We now divide into cases. If there are exactly three powerful elements $t_i,t_j,t_k$ , then without loss of generality $2\sigma \leq t_i \leq t_j \leq t_k \leq 1/2-\sigma$ . Since $t_k$ plus all the powerless elements is small, we conclude that $t_i+t_j$ is large, and we are in the Type III case.

If there are exactly four powerful elements $t_i,t_j,t_k,t_l$ , then without loss of generality $2\sigma \leq t_i \leq t_j \leq t_k \leq t_l \leq 1/2-\sigma$ . If $t_i+t_l$ is large then we are in the Type IV case, so suppose instead that $t_i+t_l$ is small. Then $t_i+t_l$ plus all the powerless elements is still small, so $t_j+t_k$ is large. But then $t_j,t_k,t_l$ place us in the Type III case, and we are again done.

Finally suppose that there are exactly five powerful elements $t_i,t_j,t_k,t_l$ . Without loss of generality we have $2\sigma \leq t_i \leq t_j \leq t_k \leq t_l \leq t_m \leq 1/2-\sigma$ . Note that $t_i+t_j+t_k$ is at least $6\sigma$ , which is greater than $1/2$ ; thus $t_i+t_j+t_k$ is large. Thus forces $t_l+t_m$ to be small; since $t_l \geq 2\sigma$ , we conclude that $t_m \leq 1/2-3\sigma$ as required. $\Box$

We can illustrate this lemma with the $\tau_4$ estimate when there is no Type V estimate. Ignoring $\delta$ , we can control the Type 0 sums whenever

$\sigma > 2\varpi,$

the Type I sums whenever

$4\sigma + 56 \varpi < 1$

the Type II sums whenever

$68 \varpi < 1$

and the Type III sums whenever

$\sigma > 1/18 + 28/9$ .

(The Type I condition might be improvable in view of this previous comment https://terrytao.wordpress.com/2013/07/07/the-distribution-of-primes-in-doubly-densely-divisible-moduli/#comment-238186 , but let’s ignore that for

now.)

To handle the Type IV sums, we see that as $t_l \geq 1/2 - (1/4 - 3\sigma/2)$ , we can view these sums as a Type I sum with $\sigma$ replaced by $1/4-3\sigma/2$ , and with the “ $\beta$ ” factor smooth. In this comment https://terrytao.wordpress.com/2013/07/07/the-distribution-of-primes-in-doubly-densely-divisible-moduli/#comment-238054 it is shown (or at least sketched) that such sums can be controlled if

$4(1/4-3\sigma/2) + 28 \varpi < 1$ .

One can check that these conditions (as well as the combinatorial constraint $\sigma > 1/12$ ) are satisfiable in the neighbourhood of $\sigma = 1/11$ , $\varpi = 1/88$ ).
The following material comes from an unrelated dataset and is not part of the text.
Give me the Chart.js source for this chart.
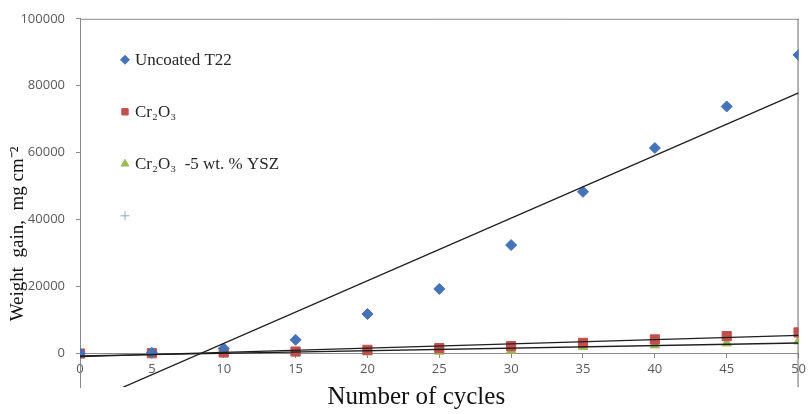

It’s a pity that we don’t yet have any good way to control Type V sums (other than to treat them to a Type I sum), otherwise we could hope to obtain this sort of improvement for the actual problem, rather than for the $\tau_4$ distribution problem.

13 July, 2013 at 7:30 pm

Brian Rothbach

Shouldn’t you be able to improve 1/12 to 1/14 in the lemma? The sum of three powerful elements just needs to be greater than $1/2-\sigma$ to be large, not $\sigma$ [probably you mean $1/2$ here – T.]; once you have that, you can’t have 6 powerful elements with a sum less than 1 (since both the first three and the last three would sum to at least $1/2+\sigma$ ).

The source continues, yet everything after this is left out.